Project 1: Colorizing the Prokudin-Gorskii photo collection

Jiayue Tao, CS194-26-adl



Project Overview

In this project, I colorized the black-and-white photos taken by 20th century Russian photographer Prokudin-Gorskii. Each of the initial glass plate images contains three images of the same scene, taken with a red, blue, and green filter respectively. Therefore, in order to construct the color photo, we need to separate the three color channel images, place them on top of each other with their pixel value representing the intensity of R, G, or B values, and then align them to form one coherent colored image.

First, I cropped 2% of the image both horizontally and vertically to remove the blank or black edges from the glass plate image. Then, I simply cut the image into three chunks, and used the top (Blue) block as the reference for the Red and Green blocks to align with. For smaller jpg images, I just searched over a (-25, 25) window of displacements and found the best match based on the lowest Sum of Squared Differences (SSD). For larger tif files, in order to speed up the algorithm, I implemented a recursive image pyramid to scale down the image until reasonable size (512 by 512 was my threshold) and then look for the best displacement in this coarse image. I then update this value each time I rescale the image back to finer scale and do a finer search. At each layer of the pyramid, I search over a (-15, 15) window of x, y displacements. Because computing the SSD of two entire blocks are computationally expensive, I cropped out only the center portions of two images to compute SSD, which can give alignment that do not have any visible difference from the slower complete SSD comparisons.

Colorized Results

Here are the colorized images, along with some other cool photos I found in the collection.

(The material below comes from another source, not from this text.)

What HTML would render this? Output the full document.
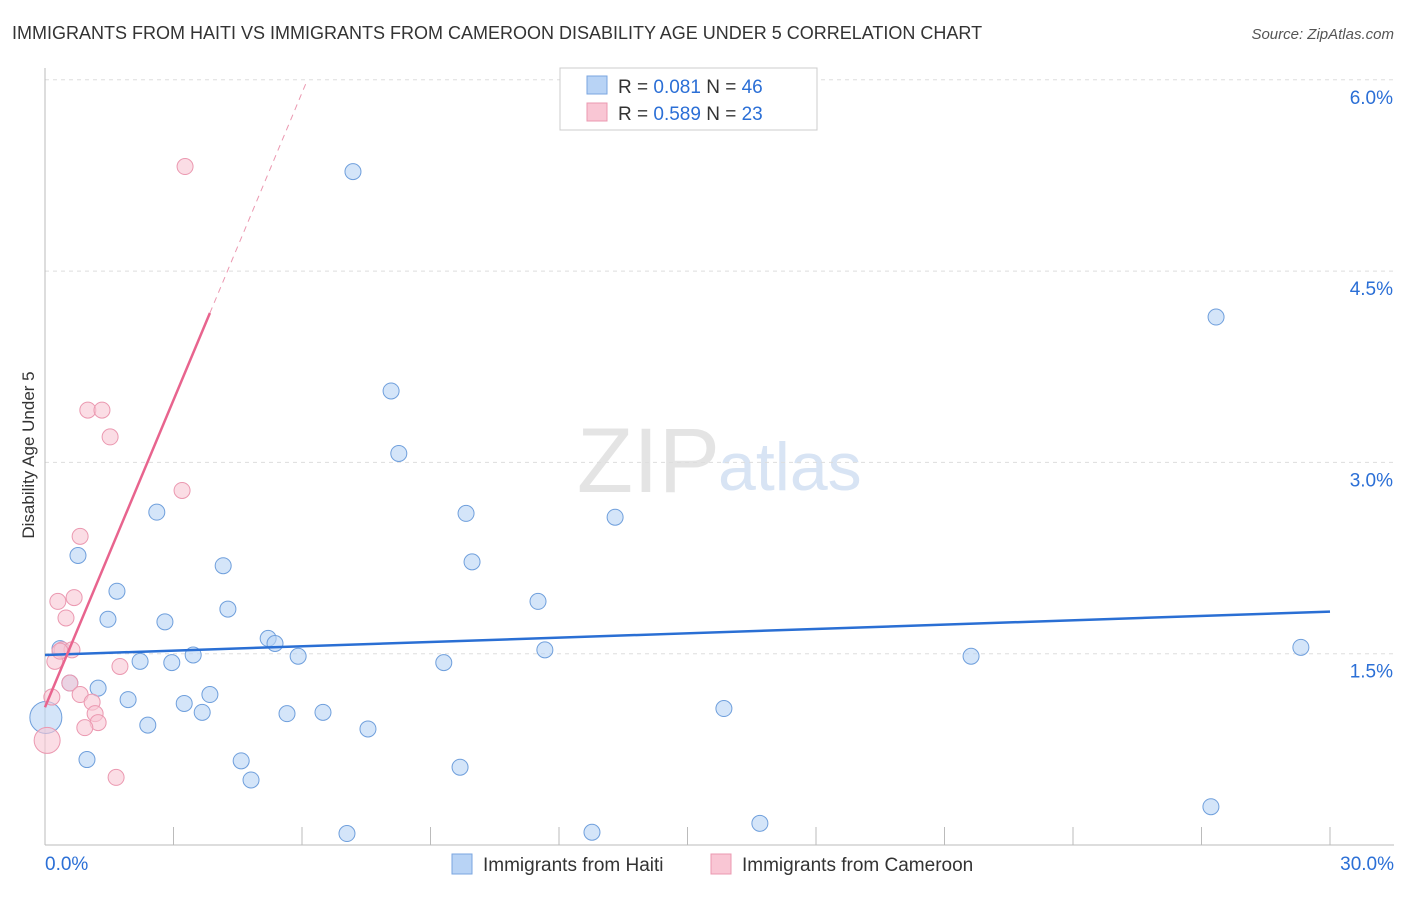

Cathedral, Offset: G(-8, 2), R(-14, 3)
Tobolsk, Offset: G(-10, 2), R(-20, 3)
Monastery, Offset: G(-16, 0), R(-23, 0)
Self-portrait, Offset: G(-52, 28), R(-85, 36)


Bridge, Offset: G(-82, -9), R(-149, -15)
Onion Church, Offset: G(-79, 26), R(-150, 37)
Village, Offset: G(-65, 13), R(-123, 23)
Icon, Offset: G(-88, 18), R(-170, 23)

Harvesters, Offset: G(-69, 18), R(-133, 15)
Train, Offset: G(-86, 6), R(-172, 32)

Art, Offset: G(-66, 28), R(-125, 32)
Melons, Offset: G(-45, 10), R(-78, 13)
Emir before Sobel filter, Offset: G(-76, 23), R(-149, 69)
Emir after Sobel filter (better), Offset: G(-80, 23), R(-151, 41)

Finally, for bells and whistles, I applied a Sobel filter on the R, G, B blocks before searching for best alignment because this will single out the edges of objects in the scene and therefore help get a better match. This helped especially to match the emir image. Without Sobel, the three blocks’ sharp difference in saturation caused the simple SSD to not work well. The output is considerably better with the Sobel filter, as one can see in the above before-and-after images. All the other images in this page is also processed with the Sobel filter, except for the lady.tif.

Lady before Sobel filter (better), Offset: G(-76, 7), R(-130, 14)
Lady after Sobel filter, Offset: G(-76,7), R(407,22)

For the lady.tif, I found that the effect without Sobel filter is much better than with the Sobel filter, and I believe it is due to the fact the this image does not have so many sharp edges, so much information is lost if we only take the Sobel filtered images to compare. Therefore, the image of the colorized lady.tif is done without Sobel.